Lumberjacks entertain at last North Webster Fall Festival
NORTH WEBSTER — From bouncy castles to lumberjack shows, there was something for everybody at the seventh annual North Webster Fall Festival, held from 11 a.m. to 4 p.m., Saturday, Sept. 24 at the Lion’s Club Mermaid Festival Fairgrounds.
The one-day event, sponsored by the North Webster-Tippecanoe Township Chamber of Commerce, featured “a different activity every year,” said chamber president Sue Ward. This year, that was a lumberjack competition put on in the morning and afternoon by the All American Lumberjack Show of Stillwater, Minn. The show featured two professional lumberjacks demonstrating various events for an appreciative crowd of kids and adults.
However, according to Ward, this will be the last year for the North Webster Fall Festival as a stand alone event. The chamber will “focus on Dixie Days,” she said, held on the last Saturday in July. Ward added Fall festival events and resources will be combined with those of Dixie Days.

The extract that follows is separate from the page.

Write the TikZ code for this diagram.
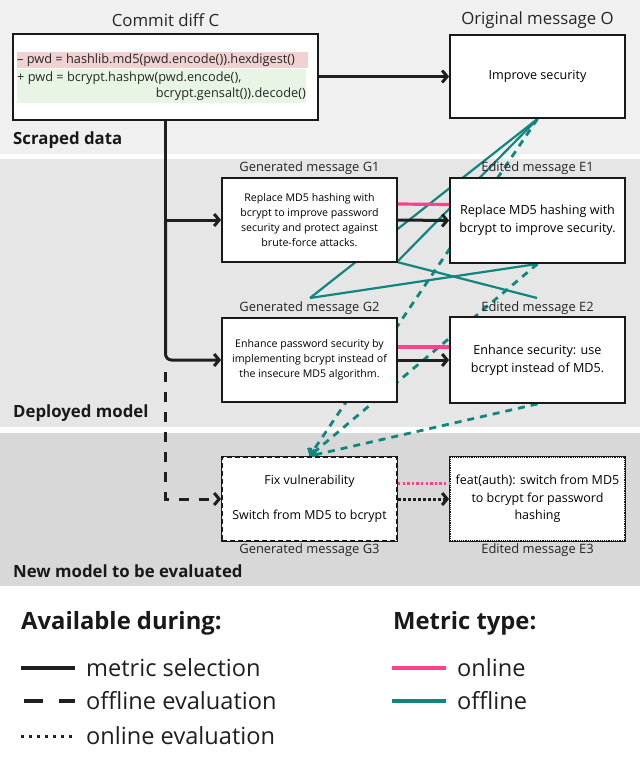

With sunny skies and temperatures hovering around 80 degrees, it was a nice day for chopping wood. This year’s lumberjack events included crosscut, bow and chain saw competitions; a spring board race, where the lumberjacks had to stand on a platform fit into the side of a vertical log while cutting its top off with a chainsaw; an ax-throwing competition; and a boom run, where the competitors ran from one platform to another atop floating logs.
Between shows, visitors were able to try out log rolling for themselves, as well as meet the lumberjacks, Tim Knutsen of Stillwater, Minn. and Todd Berard of Hudson, Wis., both highly ranked, world class competitors, who signed autographs.
Other activities during the day included old fashioned cake walks for $1, a game of musical chairs featuring 38 cakes donated from businesses; bouncy castles for the kids, a flea market and various food vendors, including the North Webster Lions Club who grilled hamburgers and porkburgers, and North Webster Boy Scouts, who sold popcorn.
At a recent chamber meeting, Secretary Helen Leinbach said the fall festival may be picked up by the chamber or another group in the future.